Hearing from the Deaf Culture

Autor/a: GOSS, Blaine
Año: 2003
Editorial: Intercultural Communication Studies (2003)
Tipo de código: Copyright
Soporte: Digital


Comunidad y cultura sorda


This paper addresses two research questions: 1) What are the communication preferences of the deaf ? and 2) Do deaf communicators exhibit unique communication habits that are part of the Deaf culture? When interacting with a hearing person, the deaf communicator will most often rely on exchanging written notes and using nonverbal gestures. Deaf communicators experience a lot of frustration with hearing persons when they are forced into exchanging notes. Writing is slow, and it is not very “interactive” in a lively sense.
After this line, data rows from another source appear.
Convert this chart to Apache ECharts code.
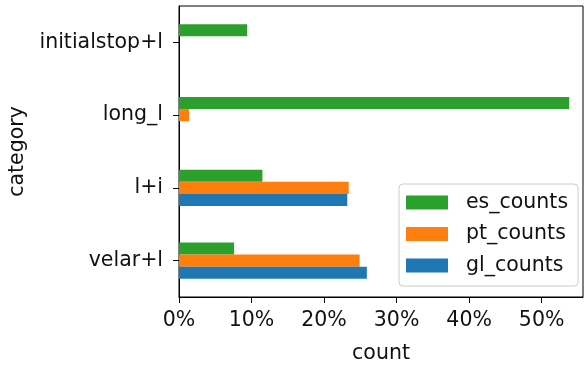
<!DOCTYPE html>
<html>
<head>
<meta charset="utf-8">
<script src="https://cdn.jsdelivr.net/npm/echarts@6/dist/echarts.min.js"></script>
<style>
  html, body { margin: 0; padding: 0; background: #fff; }
  #chart { width: 586px; height: 365px; }
</style>
</head>
<body>
<div id="chart"></div>
<script>
// Share (%) of each phonological category per corpus
const categories = ['velar+l', 'l+i', 'long_l', 'initialstop+l'];
const glCounts = [25.9, 23.2, 0, 0];
const ptCounts = [24.9, 23.4, 1.4, 0];
const esCounts = [7.6, 11.5, 53.8, 9.4];
const xTicks = [0, 10, 20, 30, 40, 50];

const FONT = 'DejaVu Sans';
const TEXT = '#111';
const FS = 20.5;

const chart = echarts.init(document.getElementById('chart'), null, { renderer: 'canvas' });

chart.setOption({
  animation: false,
  backgroundColor: '#fff',
  textStyle: { fontFamily: FONT },
  grid: {
    left: 179, right: 3, top: 6, bottom: 68,
    outerBoundsMode: 'none',
    containLabel: false,
    show: true, borderColor: '#000', borderWidth: 1, backgroundColor: 'transparent'
  },
  legend: {
    orient: 'vertical',
    left: 399, top: 184,
    data: ['es_counts', 'pt_counts', 'gl_counts'],
    itemWidth: 42, itemHeight: 14, itemGap: 10.5,
    padding: [8, 10, 10, 7],
    borderColor: '#cccccc', borderWidth: 1, borderRadius: 4,
    backgroundColor: 'rgba(255,255,255,0.8)',
    icon: 'rect',
    textStyle: { fontFamily: FONT, fontSize: FS, color: TEXT, padding: [0, 0, 0, 13] }
  },
  xAxis: {
    type: 'value',
    min: 0, max: 55.7, interval: 10,
    name: 'count', nameLocation: 'middle', nameGap: 46,
    nameTextStyle: { fontFamily: FONT, fontSize: FS, color: TEXT },
    axisLine: { show: true, lineStyle: { color: '#000', width: 1 } },
    axisTick: { show: true, length: 6, customValues: xTicks, lineStyle: { color: '#000', width: 1 } },
    axisLabel: {
      fontFamily: FONT, fontSize: FS, color: TEXT, margin: 13,
      customValues: xTicks,
      formatter: v => v + '%'
    },
    splitLine: { show: false }
  },
  yAxis: {
    type: 'category',
    data: categories,
    name: 'category', nameLocation: 'middle', nameGap: 150, nameRotate: 90,
    nameTextStyle: { fontFamily: FONT, fontSize: FS, color: TEXT },
    axisLine: { show: true, lineStyle: { color: '#000', width: 1 } },
    axisTick: { show: true, alignWithLabel: true, length: 6, lineStyle: { color: '#000', width: 1 } },
    axisLabel: { fontFamily: FONT, fontSize: FS, color: TEXT, margin: 16 },
    splitLine: { show: false }
  },
  // In a horizontal group the first series sits on top
  series: [
    { name: 'es_counts', type: 'bar', data: esCounts, itemStyle: { color: '#2ca02c' }, barGap: '0%', barCategoryGap: '50%' },
    { name: 'pt_counts', type: 'bar', data: ptCounts, itemStyle: { color: '#ff7f0e' }, barGap: '0%', barCategoryGap: '50%' },
    { name: 'gl_counts', type: 'bar', data: glCounts, itemStyle: { color: '#1f77b4' }, barGap: '0%', barCategoryGap: '50%' }
  ]
});
</script>
</body>
</html>
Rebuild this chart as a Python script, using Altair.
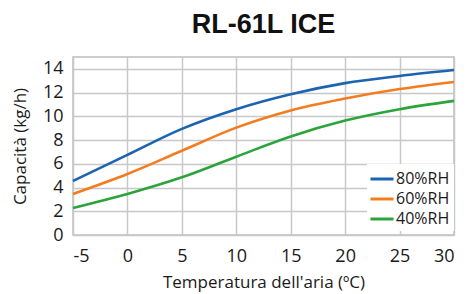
import altair as alt
import pandas as pd

temps = [-5, 0, 5, 10, 15, 20, 25, 30]
rh80 = [4.55, 6.75, 8.94, 10.6, 11.86, 12.8, 13.4, 13.9]
rh60 = [3.46, 5.14, 7.1, 9.05, 10.5, 11.5, 12.3, 12.9]
rh40 = [2.28, 3.46, 4.86, 6.6, 8.3, 9.64, 10.6, 11.3]
series = ["80%RH", "60%RH", "40%RH"]
colors = ["#1c63b2", "#f47c20", "#2ca43c"]

rows = []
for name, vals in zip(series, [rh80, rh60, rh40]):
    for t, v in zip(temps, vals):
        rows.append({"t": t, "v": v, "s": name})
df = pd.DataFrame(rows)

font = "Open Sans"

chart = alt.Chart(df).mark_line(strokeWidth=2.6, interpolate="monotone").encode(
    x=alt.X("t:Q", scale=alt.Scale(domain=[-5, 30], nice=False),
            axis=alt.Axis(values=temps, title="Temperatura dell'aria (ºC)",
                          labelExpr="replace(datum.label, '−', '-')",
                          ticks=False, labelPadding=12, titlePadding=9,
                          labelFontSize=18, titleFontSize=17, labelFont=font, titleFont=font,
                          labelColor="#1a1a1a", titleColor="#1a1a1a", titleFontWeight="normal",
                          domain=False, gridColor="#c8c8c8", gridWidth=1.5)),
    y=alt.Y("v:Q", scale=alt.Scale(domain=[0, 15], nice=False),
            axis=alt.Axis(values=[0, 2, 4, 6, 8, 10, 12, 14], title="Capacità (kg/h)",
                          ticks=False, labelPadding=10, titlePadding=13,
                          labelFontSize=18, titleFontSize=17, labelFont=font, titleFont=font,
                          labelColor="#1a1a1a", titleColor="#1a1a1a", titleFontWeight="normal",
                          domain=False, gridColor="#c8c8c8", gridWidth=1.5)),
    color=alt.Color("s:N", scale=alt.Scale(domain=series, range=colors),
                    legend=alt.Legend(title=None, orient="none", legendX=294, legendY=107,
                                      symbolType="M-1.25,0H1.25", symbolStrokeWidth=3,
                                      symbolSize=340,
                                      labelFontSize=16, labelFont=font, labelColor="#1a1a1a",
                                      labelOffset=3, rowPadding=1, fillColor="white",
                                      padding=4)),
).properties(
    width=381, height=178,
    title=alt.TitleParams("RL-61L ICE", fontSize=27, font="Liberation Sans", fontWeight="bold",
                          anchor="middle", frame="group", offset=18, color="#111111"),
    autosize=alt.AutoSizeParams(type="none"),
    padding={"left": 65, "top": 49, "right": 8, "bottom": 58},
).configure_view(stroke="#bdbdbd", strokeWidth=1.5)

chart.save("out.html", embed_options={"renderer": "svg", "actions": False})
Since American Sign Language is not widely understood within the hearing population, it is typically reserved for interactions with fellow deaf communicators. ASL is fast and efficient. Thus, it is the “method of choice.” The term ‘Deaf culture” has been used to signify a unique group of people with a common condition. This culture has developed a set of attitudes and habits that appear to be universal within the deaf community. To wit, members of the focus group reaffirmed five Deaf culture communication patterns — passing behavior, bluntness, close interactional proximity, increased touching behavior during interactions, and unhurried communication exchanges.